## WRITTEN INSTRUCTION
Repeat the material exactly from its first line to the line that includes "CJK SC', 'Noto". Skip pictures.

## PROVIDED DATA
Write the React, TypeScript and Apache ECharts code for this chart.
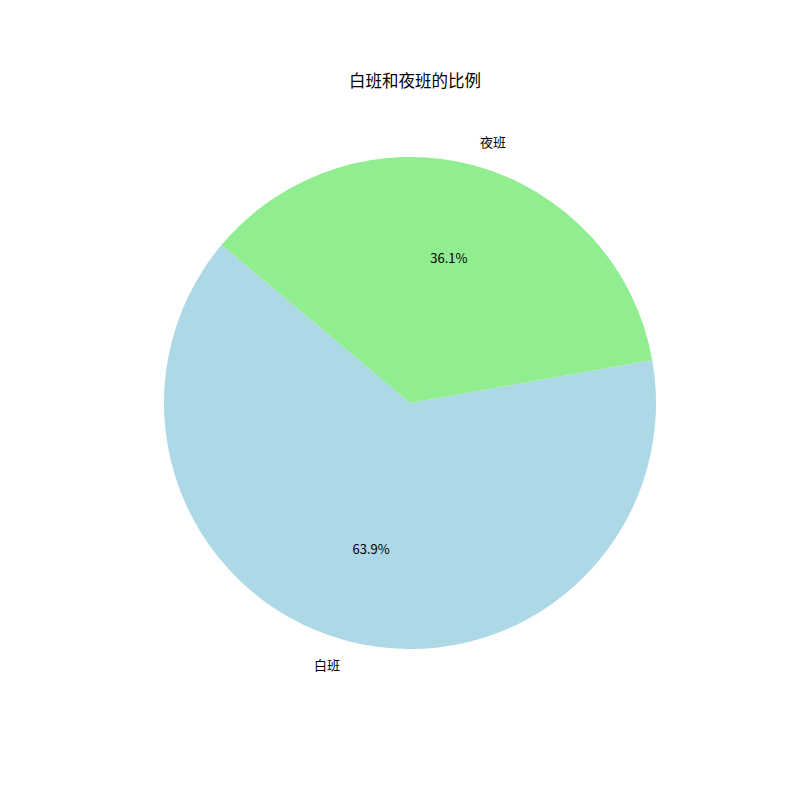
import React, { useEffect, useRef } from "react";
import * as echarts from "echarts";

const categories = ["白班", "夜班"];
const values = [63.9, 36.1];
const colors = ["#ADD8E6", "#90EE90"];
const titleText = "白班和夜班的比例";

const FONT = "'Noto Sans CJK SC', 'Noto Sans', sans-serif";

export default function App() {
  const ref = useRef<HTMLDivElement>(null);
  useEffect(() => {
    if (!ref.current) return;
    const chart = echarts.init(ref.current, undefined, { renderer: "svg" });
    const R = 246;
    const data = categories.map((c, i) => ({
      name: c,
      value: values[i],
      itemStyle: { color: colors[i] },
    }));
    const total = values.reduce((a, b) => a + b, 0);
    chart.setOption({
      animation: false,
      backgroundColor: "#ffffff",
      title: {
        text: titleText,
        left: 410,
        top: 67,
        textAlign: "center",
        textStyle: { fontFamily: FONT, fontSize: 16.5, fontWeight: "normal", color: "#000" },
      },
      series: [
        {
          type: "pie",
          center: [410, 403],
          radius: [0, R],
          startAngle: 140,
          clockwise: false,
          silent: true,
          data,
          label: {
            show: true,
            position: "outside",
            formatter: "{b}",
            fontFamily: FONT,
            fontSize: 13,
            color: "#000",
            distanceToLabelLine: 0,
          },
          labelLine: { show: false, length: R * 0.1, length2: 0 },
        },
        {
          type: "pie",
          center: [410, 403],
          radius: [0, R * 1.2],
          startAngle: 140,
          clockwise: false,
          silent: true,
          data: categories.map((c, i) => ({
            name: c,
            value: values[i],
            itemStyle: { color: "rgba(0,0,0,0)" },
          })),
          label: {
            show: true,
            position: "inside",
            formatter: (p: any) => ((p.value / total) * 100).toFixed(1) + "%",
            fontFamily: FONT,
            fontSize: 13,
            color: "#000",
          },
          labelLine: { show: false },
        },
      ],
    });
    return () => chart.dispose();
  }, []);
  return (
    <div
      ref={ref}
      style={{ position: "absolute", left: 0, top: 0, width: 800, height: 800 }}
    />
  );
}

## RIGHT ANSWER
Write the React, TypeScript and Apache ECharts code for this chart.
import React, { useEffect, useRef } from "react";
import * as echarts from "echarts";

const categories = ["白班", "夜班"];
const values = [63.9, 36.1];
const colors = ["#ADD8E6", "#90EE90"];
const titleText = "白班和夜班的比例";

const FONT = "'Noto Sans CJK SC', 'Noto Sans', sans-serif";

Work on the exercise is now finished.